4. Jesteś studentem? Być może czeka na Ciebie Windows 10 Education
Windows 10 Education to alternatywna, bezpłatna wersja równa oprogramowaniu Windows 10 Enterprise. Jeśli jesteście uczniami uniwersytetu biorącego udział w programie Microsoftu, pobierzecie system zupełnie bezpłatnie. Czy Wasza uczelnia ma stosowną umowę z Gigantem z Redmond? Sprawdzicie to na stronie OnTheHub.
Niestety, o ile kiedyś Windows dostępny był na naprawdę wielu uczelniach w ramach programu MSDNAA, to teraz trzeba mieć sporo szczęścia, aby się na niego załapać.
5. Dla odważnych: kup klucz za ok. 130 złotych…
Po pierwsze: nie, klucz za 10 złotych z Allegro nie będzie kluczem legalnym. Po drugie: klucz za 130 złotych z serwisów pokroju Kinguin będzie kluczem z pewnego źródła, działającym, ale jego zakup stanowczo odradza Microsoft.

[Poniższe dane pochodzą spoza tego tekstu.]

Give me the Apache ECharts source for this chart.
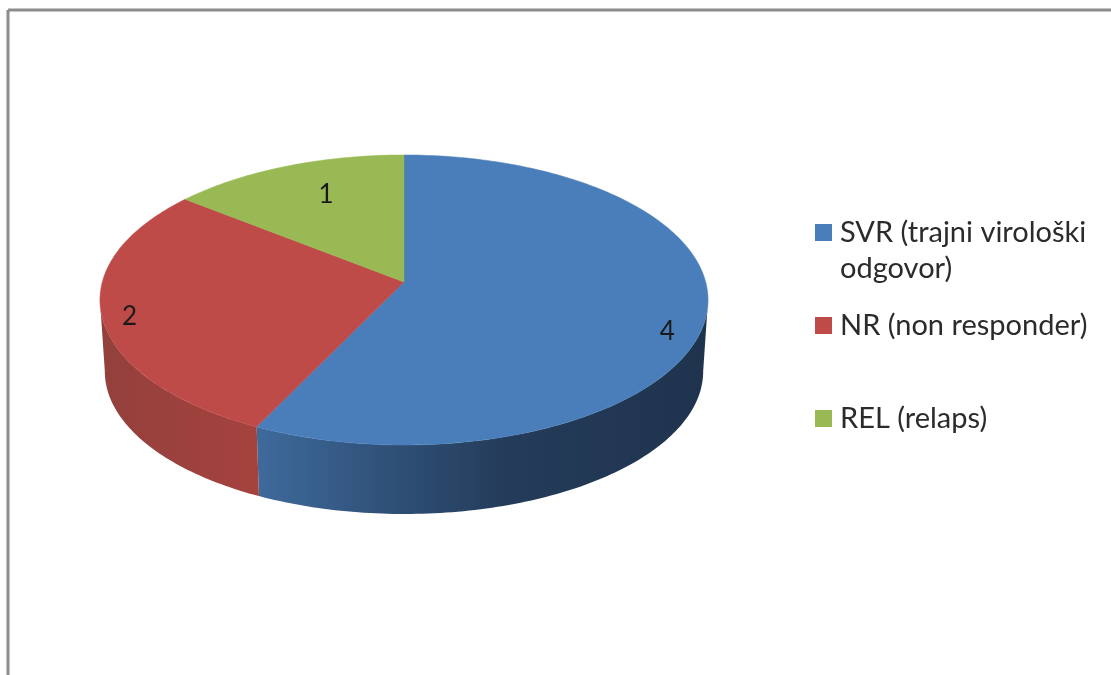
<!DOCTYPE html>
<html>
<head>
<meta charset="utf-8">
<style>
  html, body { margin: 0; background: #fff; }
  #chart { width: 1111px; height: 675px; }
</style>
<script src="https://cdn.jsdelivr.net/npm/echarts@6/dist/echarts.min.js"></script>
</head>
<body>
<div id="chart"></div>
<script>
var categories = ['SVR (trajni virološki odgovor)', 'NR (non responder)', 'REL (relaps)']
var sliceValues = [4, 2, 1]
var legendFirstLines = ['SVR (trajni virološki', 'NR (non responder)', 'REL (relaps)']
var legendSecondLine = 'odgovor)'

var topColors = ['#4a7ebb', '#be4b48', '#98b954']
var wallStops = [
  [{ offset: 0, color: '#3f6a9c' }, { offset: 0.3, color: '#2f5077' }, { offset: 0.55, color: '#243c5a' }, { offset: 1, color: '#1f334d' }],
  [{ offset: 0, color: '#93403c' }, { offset: 1, color: '#a5423e' }],
  [{ offset: 0, color: '#7d9a45' }, { offset: 1, color: '#7d9a45' }]
]
var legendTops = [218, 311, 404]
// where the value label sits: turn from top (deg) and share of the radius
var labelAngles = [111.6, 255, 337.2]
var labelRadius = [0.9, 0.914, 0.722]

// tilted disc, perspective from the front
var cx = 404
var cy = 282
var radiusX = 301.7
var radiusY = 142.8
var tilt = 0.124
var wallDrop = 71.6
var wallScale = 0.984

var total = sliceValues.reduce(function (a, b) { return a + b }, 0)
var sliceStarts = sliceValues.map(function (v, i) {
  return sliceValues.slice(0, i).reduce(function (a, b) { return a + b }, 0)
})

function project(deg, share) {
  var rad = deg * Math.PI / 180
  var u = Math.sin(rad) * share
  var v = -Math.cos(rad) * share
  var w = 1 - tilt * v
  return [cx + radiusX * u / w, cy + radiusY * v / w]
}

function arc(from, to) {
  var pts = []
  var steps = Math.max(2, Math.ceil(Math.abs(to - from)))
  for (var i = 0; i <= steps; i++) {
    pts.push(project(from + (to - from) * i / steps, 1))
  }
  return pts
}

function renderSlice(params, api) {
  var idx = params.seriesIndex
  var value = api.value(0)
  var from = api.value(1) / total * 360
  var to = from + value / total * 360
  var children = []

  // side wall only where the rim faces the viewer
  var edge = Math.acos(-tilt) * 180 / Math.PI
  var wallFrom = Math.max(from, edge)
  var wallTo = Math.min(to, 360 - edge)
  if (wallTo > wallFrom) {
    var rim = arc(wallFrom, wallTo)
    var lower = rim.map(function (p) {
      return [cx + (p[0] - cx) * wallScale, cy + wallDrop + (p[1] - cy) * wallScale]
    }).reverse()
    var xs = rim.map(function (p) { return p[0] })
    children.push({
      type: 'polygon',
      shape: { points: rim.concat(lower) },
      style: {
        fill: new echarts.graphic.LinearGradient(Math.min.apply(null, xs), 0, Math.max.apply(null, xs), 0, wallStops[idx], true)
      }
    })
  }

  children.push({
    type: 'polygon',
    shape: { points: [[cx, cy]].concat(arc(from, to)) },
    style: { fill: topColors[idx], stroke: topColors[idx], lineWidth: 0.5 }
  })

  var labelAt = project(labelAngles[idx], labelRadius[idx])
  children.push({
    type: 'text',
    x: labelAt[0],
    y: labelAt[1],
    style: {
      text: String(value),
      fill: '#1a1a1a',
      font: '26px Lato, "Noto Sans", sans-serif',
      align: 'center',
      verticalAlign: 'middle'
    }
  })
  return { type: 'group', children: children }
}

var chart = echarts.init(document.getElementById('chart'), null, { renderer: 'canvas' })
chart.setOption({
  animation: false,
  backgroundColor: '#fff',
  legend: categories.map(function (name, i) {
    return {
      data: [name],
      left: 815,
      top: legendTops[i],
      padding: 0,
      itemWidth: 17,
      itemHeight: 17,
      icon: 'rect',
      selectedMode: false,
      formatter: function () { return legendFirstLines[i] },
      textStyle: { color: '#2b2b2b', fontFamily: 'Lato, "Noto Sans", sans-serif', fontSize: 29, padding: [0, 0, 0, 3] }
    }
  }),
  graphic: [
    { type: 'line', shape: { x1: 8, y1: 10, x2: 1111, y2: 10 }, style: { stroke: '#8c8c8c', lineWidth: 3 } },
    { type: 'line', shape: { x1: 8, y1: 10, x2: 8, y2: 675 }, style: { stroke: '#8c8c8c', lineWidth: 3 } },
    {
      type: 'text',
      left: 840,
      top: 254,
      style: { text: legendSecondLine, fill: '#2b2b2b', font: '29px Lato, "Noto Sans", sans-serif' }
    }
  ],
  series: categories.map(function (name, i) {
    return {
      type: 'custom',
      name: name,
      coordinateSystem: 'none',
      silent: true,
      itemStyle: { color: topColors[i] },
      renderItem: renderSlice,
      data: [[sliceValues[i], sliceStarts[i]]]
    }
  })
})
</script>
</body>
</html>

Microsoft ma oczywiście obiekcje do tego typu ofert, ale sprzedawcy bardzo często zasłaniają się wyrokiem Trybunału Sprawiedliwości Unii Europejskiej z dnia 3 lipca 2012 roku, który to orzekł, że na terenie UE można legalnie odsprzedawać używane programy i oryginalne licencje, a odsprzedaży dokonywać mogą zarówno osoby fizyczne jak i firmy.
Źródło: Allegro
Przedstawiciel Microsoftu twierdzi na oficjalnym forum pomocy, że:
„W większości przypadków, odsprzedaż licencji OEM możliwa jest tylko razem z komputerem. To, że dany użytkownik nie łamie prawa europejskiego, nie oznacza że nie łamie warunków licencji.” – brzmi to tak, jakby licencja Microsoftu miała stać ponad obowiązującym prawem, co budzi kontrowersje. Jednocześnie jednak w odpowiedzi na pytanie internauty nie neguje tego, że klucze sprzedawane niemal za bezcen są legalne.
W swoim wyroku Trybunał Sprawiedliwości przypomina, że unijne przepisy mówią jasno, że wydawca programu komputerowego mający do niego prawa autorskie, który sprzedał w Unii kopię programu wraz z licencją na nieograniczone używanie, nie może się już sprzeciwić się dalszej odsprzedaży tego programu. Nawet w przypadku zapisu o zakazie zbywania produktu (!). Nielegalny jest wyłącznie handel kopiami zapasowymi programów.